_Objective_
Using the data below, return word for word every line from the one holding "Give me the TikZ source for this diagram." down to the one holding "(caption) at (60,45)". Leave pictures out.

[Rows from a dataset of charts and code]
====================
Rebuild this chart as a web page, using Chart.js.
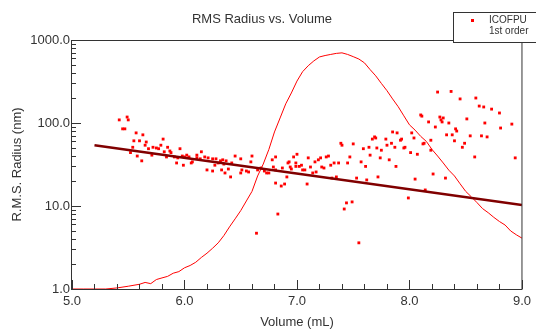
<!DOCTYPE html>
<html>
<head>
<meta charset="utf-8">
<script src="https://cdn.jsdelivr.net/npm/chart.js@4/dist/chart.umd.min.js"></script>
<style>
  body { margin: 0; background: #fff; }
  #wrap { width: 536px; height: 330px; }
</style>
</head>
<body>
<div id="wrap"><canvas id="rms_chart"></canvas></div>
<script>
// RMS radius points (volume mL, radius nm)
const pointVolume = [
  5.42, 5.49, 5.50, 5.45, 5.47, 5.57, 5.63, 5.55, 5.60, 5.66, 5.65, 5.81, 5.79, 5.54, 5.72, 5.75, 5.68, 5.77, 5.85, 5.82,
  5.87, 5.96, 5.52, 5.71, 5.58, 5.88, 5.91, 5.84, 5.94, 5.98, 6.02, 6.00, 6.04, 6.11, 6.15, 6.11, 6.18, 6.14, 5.62, 5.93,
  6.06, 5.99, 6.07, 6.20, 6.21, 6.25, 6.28, 6.32, 6.34, 6.37, 6.27, 6.30, 6.35, 6.42, 6.45, 6.50, 6.60, 6.59, 6.39, 6.25,
  6.33, 6.36, 6.41, 6.51, 6.55, 6.57, 6.65, 6.68, 6.71, 6.73, 6.75, 6.81, 6.78, 6.79, 6.81, 6.87, 6.92, 6.97, 6.99, 6.94,
  6.99, 6.91, 6.81, 6.86, 6.89, 6.83, 6.64, 6.50, 6.93, 7.00, 7.02, 7.04, 6.95, 7.05, 7.07, 7.10, 7.12, 7.16, 7.14, 7.17,
  7.19, 7.21, 7.22, 7.24, 7.26, 7.28, 7.30, 7.33, 7.37, 7.39, 7.40, 7.47, 7.50, 7.45, 7.57, 7.59, 7.61, 7.64, 7.65, 7.67,
  7.70, 7.71, 7.09, 7.31, 7.35, 7.53, 7.62, 7.72, 7.44, 7.49, 7.42, 7.55, 8.25, 8.10, 8.11, 8.17, 8.27, 8.29, 8.23, 8.02,
  7.85, 7.89, 7.69, 7.79, 7.84, 7.80, 7.92, 7.93, 8.04, 8.19, 8.13, 8.12, 7.75, 7.87, 7.96, 7.95, 8.19, 8.01, 8.07, 7.74,
  7.82, 7.88, 8.33, 8.21, 8.32, 8.05, 8.14, 7.99, 8.37, 8.45, 8.59, 8.62, 8.66, 8.73, 8.80, 8.28, 8.30, 8.35, 8.51, 8.67,
  8.91, 8.41, 8.42, 8.81, 8.38, 8.54, 8.64, 8.69, 8.40, 8.49, 8.47, 8.58, 8.94
];
const pointRadius = [
  109, 118, 109, 85, 85, 76, 72, 61, 61, 59, 54, 64, 54, 51, 51, 50, 49, 49, 51, 45,
  46, 49, 44, 41, 40, 44, 39, 39, 38, 40, 41, 39, 39, 41, 45, 38, 39, 37, 35, 33,
  33, 31, 34, 27.2, 38, 37, 37, 35, 36, 35, 31, 33, 32, 33, 40, 37, 40, 34, 27.9, 26.4,
  27.2, 25, 22.4, 27.2, 26.4, 25.7, 27.2, 28.7, 26.4, 25, 25, 39, 36, 29.5, 27.2, 28.7, 33, 39, 33, 29.5,
  30, 22.4, 18.9, 17.4, 18.4, 8.0, 4.7, 25, 34, 42, 30, 31, 27.9, 27.2, 27.2, 38, 29.5, 34, 25, 25.7,
  36, 38, 29.5, 28.7, 39, 40, 31, 33, 33, 57, 54, 39, 56, 33, 34, 49, 30, 51, 41, 64,
  66, 50, 18.4, 21.7, 22.4, 21.7, 20.6, 22.4, 10.9, 11.2, 9.2, 3.6, 236, 125, 121, 103, 118, 103, 89.5, 76,
  78, 76, 68, 64, 57, 54, 62, 64, 66, 62, 57, 56, 47, 51, 51, 50, 47, 44, 42, 38,
  36, 30, 72, 24.3, 21.7, 21.1, 15.6, 12.5, 240, 195, 200, 160, 156, 147, 132, 109, 115, 100, 112, 100,
  97, 85, 80, 87, 72, 70, 70, 68, 61, 57, 51, 39, 38
];

// concentration trace (drawn against the same axis)
const traceVolume = [
  5.0, 5.1, 5.2, 5.3, 5.4, 5.5, 5.6, 5.65, 5.7, 5.75, 5.8, 5.85, 5.9, 5.95, 6.0, 6.05, 6.1, 6.15, 6.2, 6.25,
  6.3, 6.35, 6.4, 6.45, 6.5, 6.55, 6.6, 6.65, 6.7, 6.75, 6.8, 6.85, 6.9, 6.95, 7.0, 7.05, 7.1, 7.15, 7.2, 7.25,
  7.3, 7.35, 7.4, 7.45, 7.5, 7.55, 7.6, 7.65, 7.7, 7.75, 7.8, 7.85, 7.9, 7.95, 8.0, 8.05, 8.1, 8.15, 8.2, 8.25,
  8.3, 8.35, 8.4, 8.45, 8.5, 8.55, 8.6, 8.65, 8.7, 8.75, 8.8, 8.85, 8.9, 8.95, 9.0
];
const traceSignal = [
  1.0, 1.0, 1.0, 1.0, 1.03, 1.08, 1.14, 1.2, 1.16, 1.3, 1.36, 1.42, 1.55, 1.62, 1.8, 1.92, 2.1, 2.4, 2.7, 3.1,
  3.6, 4.4, 5.6, 7.0, 8.8, 11.5, 15, 23, 32, 48, 78, 115, 170, 230, 320, 415, 490, 560, 625, 650,
  670, 690, 700, 670, 630, 590, 530, 440, 370, 300, 245, 195, 157, 122, 95, 82, 69, 60, 48, 40,
  33, 27, 23, 18.5, 15, 12.9, 11, 9.3, 8.3, 7.3, 6.5, 5.9, 5.0, 4.5, 4.1
];

// 1st order fit end points
const fitVolume = [5.2, 9.0];
const fitRadius = [54, 10.3];

const xTickValues = [5, 6, 7, 8, 9];
const xTickLabels = ['5.0', '6.0', '7.0', '8.0', '9.0'];
const yTickValues = [1, 10, 100, 1000];
const yTickLabels = ['1.0', '10.0', '100.0', '1000.0'];

const zip = (xs, ys) => xs.map((x, i) => ({ x: x, y: ys[i] }));

const FONT = 'Arial, "Liberation Sans", sans-serif';
const INK = '#333';

// frame, inside tick marks, title and legend box
const decorPlugin = {
  id: 'decor',
  afterDraw(chart) {
    const ctx = chart.ctx;
    const a = chart.chartArea;
    const xs = chart.scales.x, ys = chart.scales.y;
    ctx.save();
    ctx.strokeStyle = INK;
    ctx.lineWidth = 1;
    ctx.strokeRect(a.left - 0.5, a.top + 0.5, a.right - a.left + 0.5, a.bottom - a.top);

    ctx.beginPath();
    for (let v = 5; v <= 9.001; v += 0.2) {
      const px = Math.round(xs.getPixelForValue(v)) + 0.5;
      const major = Math.abs(v - Math.round(v)) < 0.01;
      ctx.moveTo(px, a.bottom);
      ctx.lineTo(px, a.bottom - (major ? 9 : 5));
    }
    [1, 10, 100].forEach(function(dec) {
      for (let m = 1; m <= 10; m++) {
        const py = Math.round(ys.getPixelForValue(m * dec)) + 0.5;
        const major = (m === 1 || m === 10);
        ctx.moveTo(a.left, py);
        ctx.lineTo(a.left + (major ? 9 : 4), py);
      }
    });
    ctx.stroke();

    // title
    ctx.fillStyle = INK;
    ctx.font = '13px ' + FONT;
    ctx.textAlign = 'center';
    ctx.textBaseline = 'middle';
    ctx.fillText('RMS Radius vs. Volume', 262, 19);

    // legend
    ctx.fillStyle = '#fff';
    ctx.fillRect(453, 12, 100, 31);
    ctx.strokeRect(453.5, 12.5, 100, 30);
    ctx.fillStyle = '#ff0000';
    ctx.fillRect(471, 19, 3, 3);
    ctx.fillStyle = INK;
    ctx.font = '10px ' + FONT;
    ctx.textAlign = 'left';
    ctx.fillText('ICOFPU', 489, 20);
    ctx.fillText('1st order', 489, 31);
    ctx.restore();
  }
};

const ctx = document.getElementById('rms_chart').getContext('2d');
new Chart(ctx, {
  type: 'scatter',
  data: {
    datasets: [
      {
        label: '1st order',
        data: zip(fitVolume, fitRadius),
        showLine: true,
        borderColor: '#800000',
        borderWidth: 2.5,
        pointRadius: 0,
        order: 0
      },
      {
        label: 'ICOFPU',
        data: zip(pointVolume, pointRadius),
        backgroundColor: '#ff0000',
        borderWidth: 0,
        pointStyle: 'rect',
        pointRadius: 2,
        order: 1
      },
      {
        label: 'trace',
        data: zip(traceVolume, traceSignal),
        showLine: true,
        borderColor: '#ff0000',
        borderWidth: 1,
        pointRadius: 0,
        order: 2
      }
    ]
  },
  options: {
    responsive: true,
    maintainAspectRatio: false,
    animation: false,
    layout: { padding: { top: 40, right: 12, left: 0, bottom: 0 } },
    plugins: {
      legend: { display: false },
      title: { display: false },
      tooltip: { enabled: false }
    },
    scales: {
      x: {
        type: 'linear',
        min: 5,
        max: 9,
        afterFit: function(s) { s.height = 41; },
        afterBuildTicks: function(s) { s.ticks = xTickValues.map(v => ({ value: v })); },
        grid: { display: false, drawTicks: false },
        border: { display: false },
        ticks: {
          padding: 5,
          color: INK,
          font: { family: FONT, size: 13 },
          callback: function(v, i) { return xTickLabels[i]; }
        },
        title: {
          display: true,
          text: 'Volume (mL)',
          color: INK,
          font: { family: FONT, size: 13 },
          padding: { top: 0, bottom: 0 }
        }
      },
      y: {
        type: 'logarithmic',
        min: 1,
        max: 1000,
        afterFit: function(s) { s.width = 72; },
        afterBuildTicks: function(s) { s.ticks = yTickValues.map(v => ({ value: v })); },
        grid: { display: false, drawTicks: false },
        border: { display: false },
        ticks: {
          padding: 2,
          color: INK,
          font: { family: FONT, size: 13 },
          callback: function(v, i) { return yTickLabels[i]; }
        },
        title: {
          display: true,
          text: 'R.M.S. Radius (nm)',
          color: INK,
          font: { family: FONT, size: 13 },
          padding: { top: 10, bottom: 0 }
        }
      }
    }
  },
  plugins: [decorPlugin]
});
</script>
</body>
</html>
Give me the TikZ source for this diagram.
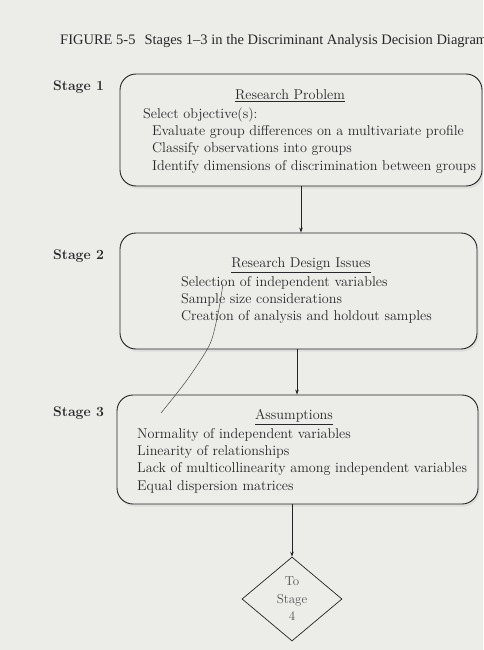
\documentclass[tikz,border=0pt]{standalone}
\usepackage{fontspec}
\newfontfamily\titlefont{Liberation Serif}
\usetikzlibrary{arrows.meta,shapes.geometric,shadows}
\definecolor{paper}{RGB}{236,236,233}
\definecolor{ink}{RGB}{40,40,40}
\definecolor{inkline}{RGB}{35,35,35}
\begin{document}
\begin{tikzpicture}[x=1pt,y=-1pt,
  bodytext/.style={font=\fontsize{14.2}{16}\selectfont, text=ink, inner sep=0pt},
  stagelabel/.style={font=\fontsize{14}{16}\selectfont\bfseries, text=ink, anchor=west, inner sep=0pt},
  heading/.style={bodytext, anchor=center},
  item/.style={bodytext, anchor=west},
  stagebox/.style={draw=inkline, fill=paper, line width=0.9pt, rounded corners=16pt,
    drop shadow={shadow xshift=1.5pt, shadow yshift=-2.5pt, opacity=0.25, fill=gray!60}},
  flowarrow/.style={draw=inkline, line width=0.7pt, -{Stealth[length=5pt,width=3.5pt]}},
  goto/.style={diamond, draw=inkline, fill=paper, line width=0.7pt, aspect=1.19,
    minimum width=100pt, minimum height=84pt, inner sep=0pt,
    font=\fontsize{13}{17.5}\selectfont, text=ink!80, align=center}
]
\useasboundingbox (0,0) rectangle (483,650);
\clip (0,0) rectangle (483,650);
\fill[paper] (0,0) rectangle (483,650);

% caption
\node[anchor=base west, inner sep=0pt, text=ink, font=\titlefont\fontsize{14.5}{16}\selectfont]
  (caption) at (60,45) {FIGURE 5-5\hspace{9pt}Stages 1\textendash 3 in the Discriminant Analysis Decision Diagram};

% stage boxes
\node[stagebox, minimum width=362pt, minimum height=112pt] (box1) at (301,130) {};
\node[stagebox, minimum width=357pt, minimum height=116pt] (box2) at (298.5,291) {};
\node[stagebox, minimum width=361pt, minimum height=109pt] (box3) at (297.5,449.5) {};

% stage labels
\node[stagelabel] (s1) at (53,87) {Stage 1};
\node[stagelabel] (s2) at (53,256) {Stage 2};
\node[stagelabel] (s3) at (53,413) {Stage 3};

% stage 1 contents
\node[heading] (h1) at (290,96) {\underline{Research Problem}};
\node[item] (t10) at (143,115) {Select objective(s):};
\node[item] (t11) at (152,132) {Evaluate group differences on a multivariate profile};
\node[item] (t12) at (152,149) {Classify observations into groups};
\node[item] (t13) at (152,167) {Identify dimensions of discrimination between groups};

% stage 2 contents
\node[heading] (h2) at (301,265) {\underline{Research Design Issues}};
\node[item] (t21) at (181,283) {Selection of independent variables};
\node[item] (t22) at (181,300) {Sample size considerations};
\node[item] (t23) at (181,317) {Creation of analysis and holdout samples};

% stage 3 contents
\node[heading] (h3) at (294,417) {\underline{Assumptions}};
\node[item] (t31) at (137,435) {Normality of independent variables};
\node[item] (t32) at (137,452) {Linearity of relationships};
\node[item] (t33) at (137,469) {Lack of multicollinearity among independent variables};
\node[item] (t34) at (137,487) {Equal dispersion matrices};

% exit to the next stage
\node[goto] (next) at (292,599) {To\\Stage\\4};

% connectors
\coordinate (c12) at (301,0);
\coordinate (c23) at (297,0);
\coordinate (c34) at (292,0);
\draw[flowarrow] (box1.south -| c12) -- (box2.north -| c12);
\draw[flowarrow] (box2.south -| c23) -- (box3.north -| c23);
\draw[flowarrow] (box3.south -| c34) -- (next.north);

% pen stroke across the page
\draw[ink!85, line width=0.5pt] plot[smooth] coordinates
  {(223,284) (220,303) (216,323) (209,346) (187,380) (161,413)};
\end{tikzpicture}
\end{document}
====================
_Result of this task_
Give me the TikZ source for this diagram.
\documentclass[tikz,border=0pt]{standalone}
\usepackage{fontspec}
\newfontfamily\titlefont{Liberation Serif}
\usetikzlibrary{arrows.meta,shapes.geometric,shadows}
\definecolor{paper}{RGB}{236,236,233}
\definecolor{ink}{RGB}{40,40,40}
\definecolor{inkline}{RGB}{35,35,35}
\begin{document}
\begin{tikzpicture}[x=1pt,y=-1pt,
  bodytext/.style={font=\fontsize{14.2}{16}\selectfont, text=ink, inner sep=0pt},
  stagelabel/.style={font=\fontsize{14}{16}\selectfont\bfseries, text=ink, anchor=west, inner sep=0pt},
  heading/.style={bodytext, anchor=center},
  item/.style={bodytext, anchor=west},
  stagebox/.style={draw=inkline, fill=paper, line width=0.9pt, rounded corners=16pt,
    drop shadow={shadow xshift=1.5pt, shadow yshift=-2.5pt, opacity=0.25, fill=gray!60}},
  flowarrow/.style={draw=inkline, line width=0.7pt, -{Stealth[length=5pt,width=3.5pt]}},
  goto/.style={diamond, draw=inkline, fill=paper, line width=0.7pt, aspect=1.19,
    minimum width=100pt, minimum height=84pt, inner sep=0pt,
    font=\fontsize{13}{17.5}\selectfont, text=ink!80, align=center}
]
\useasboundingbox (0,0) rectangle (483,650);
\clip (0,0) rectangle (483,650);
\fill[paper] (0,0) rectangle (483,650);

% caption
\node[anchor=base west, inner sep=0pt, text=ink, font=\titlefont\fontsize{14.5}{16}\selectfont]
  (caption) at (60,45) {FIGURE 5-5\hspace{9pt}Stages 1\textendash 3 in the Discriminant Analysis Decision Diagram};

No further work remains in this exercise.